Nos grands oncles et nos
grands-pères, que l’on a envoyés en 14-18 se faire démolir, étriper et écraser
par les obus et les mitrailleuses, ont éprouvé une peur affreuse. Ils l’ont
surmontée pour faire ce que l’on attendait d’eux. Mais après les combats, par
pudeur ou par crainte de ne pas être compris, ils ont servi à « l’arrière » les
récits héroïques dont celui-ci était gourmand.
Chevallier a eu, lui, le
courage de parler de sa peur. Son témoignage fait revivre ces jeunes hommes dont
le corps, le psychisme ont été brisés. L’écriture, d’une correction tendue et
voulue, devient éclatante de fraîcheur lorsqu’il cite les propos des soldats dans une
langue orale aussi tonique que si elle datait d’hier.
Chevallier, simple soldat,
évoque le courage des officiers subalternes qui partageaient la vie et les
risques de la troupe, et aussi l’ineptie criminelle du commandement.

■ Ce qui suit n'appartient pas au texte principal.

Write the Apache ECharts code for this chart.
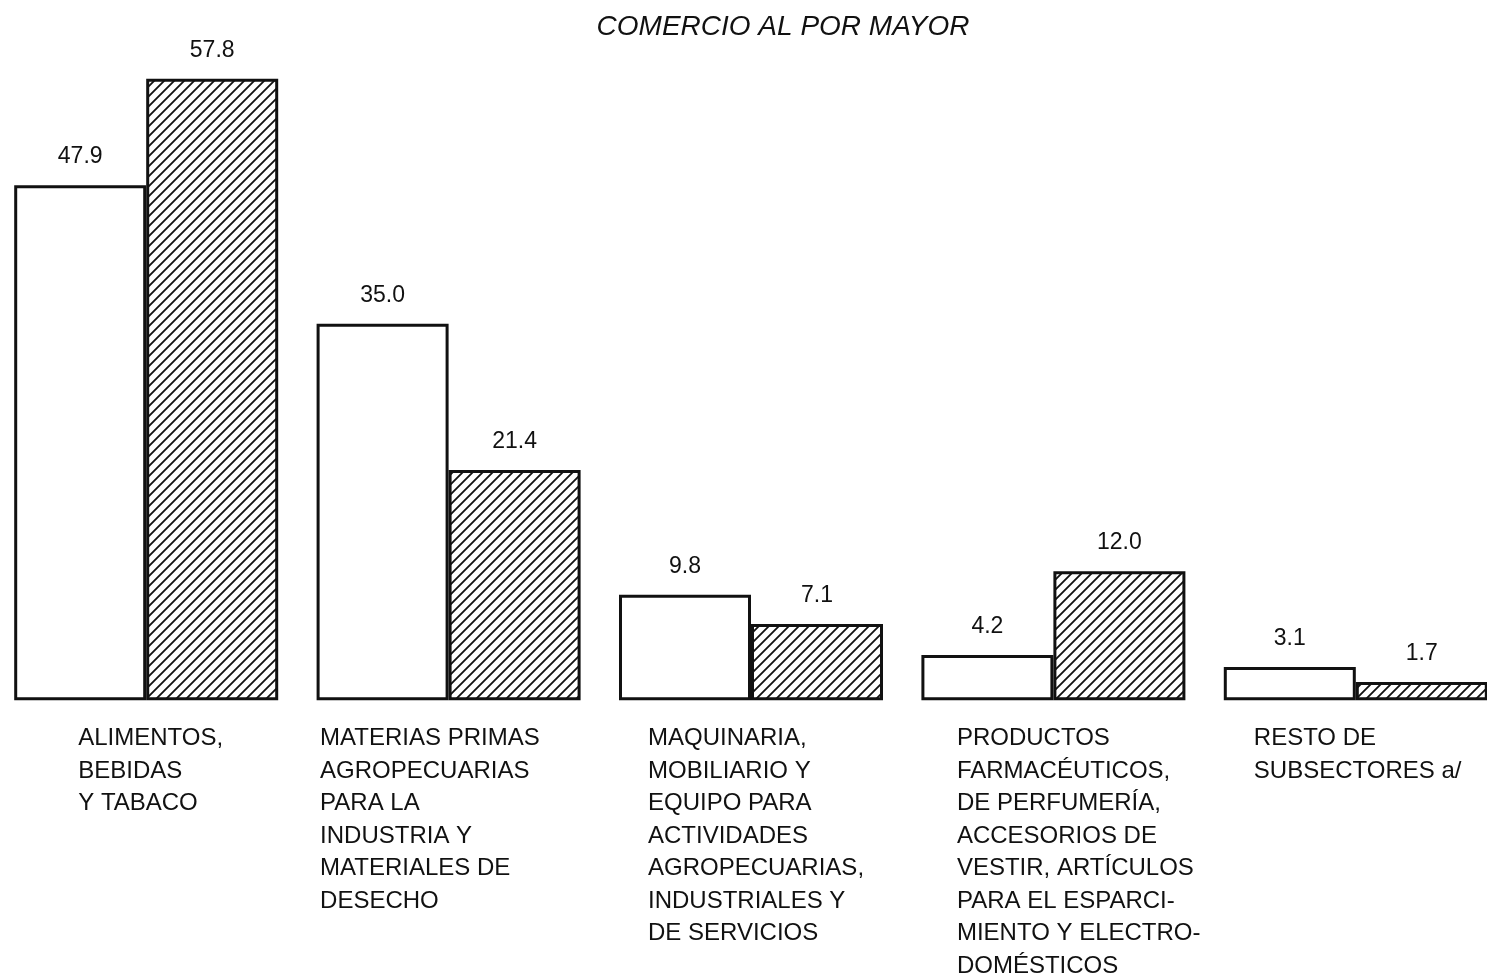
<!DOCTYPE html>
<html><head><meta charset="utf-8">
<script src="https://cdn.jsdelivr.net/npm/echarts@6/dist/echarts.min.js"></script>
<style>html,body{margin:0;padding:0;background:#fff;overflow:hidden;width:1487px;height:978px;position:relative}#c{position:absolute;left:-5px;top:0;width:1512px;height:978px}</style>
</head><body><div id="c"></div>
<script>
const title = 'COMERCIO AL POR MAYOR';
const categories = [
  'ALIMENTOS,\nBEBIDAS\nY TABACO',
  'MATERIAS PRIMAS\nAGROPECUARIAS\nPARA LA\nINDUSTRIA Y\nMATERIALES DE\nDESECHO',
  'MAQUINARIA,\nMOBILIARIO Y\nEQUIPO PARA\nACTIVIDADES\nAGROPECUARIAS,\nINDUSTRIALES Y\nDE SERVICIOS',
  'PRODUCTOS\nFARMACÉUTICOS,\nDE PERFUMERÍA,\nACCESORIOS DE\nVESTIR, ARTÍCULOS\nPARA EL ESPARCI-\nMIENTO Y ELECTRO-\nDOMÉSTICOS',
  'RESTO DE\nSUBSECTORES a/'
];
const seriesA = [47.9, 35.0, 9.8, 4.2, 3.1];
const seriesB = [57.8, 21.4, 7.1, 12.0, 1.7];
// per-category label block widths (block left-aligned, shifted per category)
const labelWidths = [136, 257, 206, 193, 204];

function hatch() {
  const s = 10, c = document.createElement('canvas');
  c.width = s; c.height = s;
  const g = c.getContext('2d');
  g.fillStyle = '#fff'; g.fillRect(0, 0, s, s);
  g.strokeStyle = '#111'; g.lineWidth = 1.8;
  g.beginPath();
  g.moveTo(-2, s + 2); g.lineTo(s + 2, -2);
  g.moveTo(-2, 2); g.lineTo(2, -2);
  g.moveTo(s - 2, s + 2); g.lineTo(s + 2, s - 2);
  g.stroke();
  return c;
}

const font = '"Liberation Sans", Arial, Helvetica, sans-serif';
const rich = {};
labelWidths.forEach((w, i) => {
  rich['c' + i] = { width: w, align: 'left', fontSize: 24, lineHeight: 32.5, color: '#111', fontFamily: font };
});

const chart = echarts.init(document.getElementById('c'), null, { renderer: 'canvas' });
chart.setOption({
  backgroundColor: '#fff',
  animation: false,
  title: {
    text: title, left: 783, textAlign: 'center', top: 8,
    textStyle: { fontStyle: 'italic', fontWeight: 'normal', fontSize: 28, color: '#111', fontFamily: font }
  },
  grid: { left: 0, right: 0, top: 55, bottom: 274, containLabel: false },
  xAxis: {
    type: 'category', data: categories,
    axisLine: { show: false }, axisTick: { show: false },
    axisLabel: {
      interval: 0, margin: 22, align: 'center', verticalAlign: 'top',
      formatter: (v, idx) => v.split('\n').map(l => '{c' + idx + '|' + l + '}').join('\n'),
      rich: rich
    }
  },
  yAxis: { type: 'value', min: 0, max: 60, show: false, splitLine: { show: false } },
  series: [
    {
      type: 'bar', data: seriesA, barWidth: 132, barGap: '0%',
      itemStyle: { color: '#fff', borderColor: '#111', borderWidth: 3 },
      label: { show: true, position: 'top', distance: 17, fontSize: 23, color: '#111', fontFamily: font,
        formatter: p => p.value.toFixed(1) }
    },
    {
      type: 'bar', data: seriesB, barWidth: 132, barGap: '0%',
      itemStyle: { color: { image: hatch(), repeat: 'repeat' }, borderColor: '#111', borderWidth: 3 },
      label: { show: true, position: 'top', distance: 17, fontSize: 23, color: '#111', fontFamily: font,
        formatter: p => p.value.toFixed(1) }
    }
  ]
});
</script></body></html>
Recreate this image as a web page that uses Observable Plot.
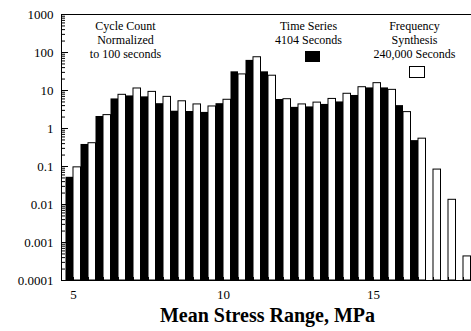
<!DOCTYPE html>
<html>
<head>
<meta charset="utf-8">
<script src="https://cdn.jsdelivr.net/npm/d3@7"></script>
<script src="https://cdn.jsdelivr.net/npm/@observablehq/plot@0.6"></script>
<style>
  html, body { margin: 0; padding: 0; background: white; }
  #chart svg, #chart svg text { font-family: "Liberation Serif", serif; }
</style>
</head>
<body>
<div id="chart"></div>
<script>
// Bin centres of the mean stress range (MPa)
const binCenters = [5, 5.5, 6, 6.5, 7, 7.5, 8, 8.5, 9, 9.5, 10, 10.5, 11, 11.5, 12,
  12.5, 13, 13.5, 14, 14.5, 15, 15.5, 16, 16.5, 17, 17.5, 18];

// Cycle counts normalized to 100 seconds
const timeSeries = [0.052, 0.38, 2.07, 6.0, 7.2, 6.8, 4.5, 2.85, 2.8, 2.65, 4.5, 31, 62,
  31, 5.8, 3.6, 3.7, 4.3, 5.0, 7.4, 11.7, 11.7, 4.0, 0.48, null, null, null];
const frequencySynthesis = [0.095, 0.41, 2.25, 7.7, 11.3, 9.2, 6.8, 5.2, 4.3, 3.8, 5.7, 26.5, 75,
  24.5, 5.9, 4.3, 4.8, 6.0, 8.2, 12.2, 15.6, 10.4, 2.7, 0.54, 0.083, 0.0133, 0.00043];

// Axis ticks
const yDecades = [0.0001, 0.001, 0.01, 0.1, 1, 10, 100, 1000];
const xLabelTicks = [5, 10, 15];

const X_DOMAIN = [4.6, 18.2667];
const Y_DOMAIN = [0.0001, 1000];
const HALF = 0.25; // each series takes half of a 0.5 MPa bin

const rows = binCenters.map((c, i) => ({c, ts: timeSeries[i], fs: frequencySynthesis[i]}));
const yMinor = yDecades.slice(0, -1).flatMap(d => [2, 3, 4, 5, 6, 7, 8, 9].map(k => d * k));
const xMinor = binCenters;

const serif = "Liberation Serif";

const note = (text, dx, dy) => Plot.text([text], {
  text: d => d, frameAnchor: "top-left", dx, dy, fontSize: 12, lineHeight: 1.17,
  textAnchor: "middle", lineAnchor: "middle", fontFamily: serif
});

const chart = Plot.plot({
  width: 471,
  height: 331,
  marginTop: 14,
  marginBottom: 51,
  marginLeft: 61,
  marginRight: 0,
  style: "font-family: 'Liberation Serif', serif; font-size: 13px; background: white; color: black;",
  x: {domain: X_DOMAIN},
  y: {type: "log", domain: Y_DOMAIN},
  marks: [
    Plot.rect(rows.filter(d => d.ts != null), {
      x1: d => d.c - HALF, x2: d => d.c, y1: Y_DOMAIN[0], y2: "ts", fill: "black"
    }),
    Plot.rect(rows.filter(d => d.fs != null), {
      x1: d => d.c, x2: d => d.c + HALF, y1: Y_DOMAIN[0], y2: "fs",
      fill: "white", stroke: "black", strokeWidth: 1
    }),
    // frame: top, bottom and left edges
    Plot.ruleY([Y_DOMAIN[1]], {stroke: "black"}),
    Plot.ruleY([Y_DOMAIN[0]], {stroke: "black"}),
    Plot.ruleX([X_DOMAIN[0]], {stroke: "black"}),
    // y axis: labels and inward ticks
    Plot.axisY({ticks: yDecades, tickFormat: d => String(d), tickSize: 0, tickPadding: 8, label: null, fontSize: 13, fontFamily: serif}),
    Plot.axisY({ticks: yDecades, tickFormat: () => "", tickSize: -7, label: null}),
    Plot.axisY({ticks: yMinor, tickFormat: () => "", tickSize: -4, label: null}),
    // x axis
    Plot.axisX({ticks: xLabelTicks, tickFormat: d => String(d), tickSize: 0, tickPadding: 9, label: null, fontSize: 13, fontFamily: serif}),
    Plot.axisX({ticks: xMinor, tickFormat: () => "", tickSize: -3, label: null}),
    // annotations
    note("Cycle Count\nNormalized\nto 100 seconds", 64, 25),
    note("Time Series\n4104 Seconds", 247, 18),
    note("Frequency\nSynthesis\n240,000 Seconds", 353, 25),
    Plot.text(["Mean Stress Range, MPa"], {
      text: d => d, frameAnchor: "bottom", dy: 41, dx: 1, fontSize: 20, fontWeight: "bold", fontFamily: serif
    })
  ]
});

// legend swatches
const svg = d3.select(chart);
svg.append("rect").attr("x", 305).attr("y", 51).attr("width", 15).attr("height", 11).attr("fill", "black");
svg.append("rect").attr("x", 409.5).attr("y", 66.5).attr("width", 15).attr("height", 11)
  .attr("fill", "white").attr("stroke", "black");

document.getElementById("chart").appendChild(chart);
</script>
</body>
</html>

Les
généraux français, dressés à la routine de la vie de garnison, à l’artifice des
manœuvres ou aux facilités tactiques de la guerre coloniale, ne comprenaient
rien à cette guerre industrielle. Leur conception rigide
de la discipline les empêchait d’entendre les témoignages et de réfléchir à la
stratégie :
c’est ainsi qu’ils ont mené une génération à l’abattoir. Une de mes relations
d'affaire, général d’armée aérienne, m’a dit un jour : « On aurait dû fusiller les
généraux de la guerre de 14 ».
Les soldats, entre eux, se
nommaient « les bonhommes ». Cette appellation sympathique s’appliquait
également à ceux d’en face, coincés eux aussi entre l’ennemi et des gendarmes.
Chevallier décrit des combats
d’une violence désespérée après lesquels on éprouvait de la compassion envers
les prisonniers – voire même de l’envie, car pour eux la guerre était finie.
Il n’est rien de tel pour jouer
le va-t-en guerre que celui qui ne s’est jamais battu : généraux bons à passer
des revues, civils héroïques sans risque, politiciens militaristes.
Ces matamores ont été en 1930 scandalisés par le témoignage de Chevallier : il
fallait que le soldat français fût conforme à l’image du héros. Mais ceux qui avaient
fait la guerre au front, par contre, s’y sont reconnus : « Oui, ont-ils dit,
c’est bien ainsi que les choses se passaient ».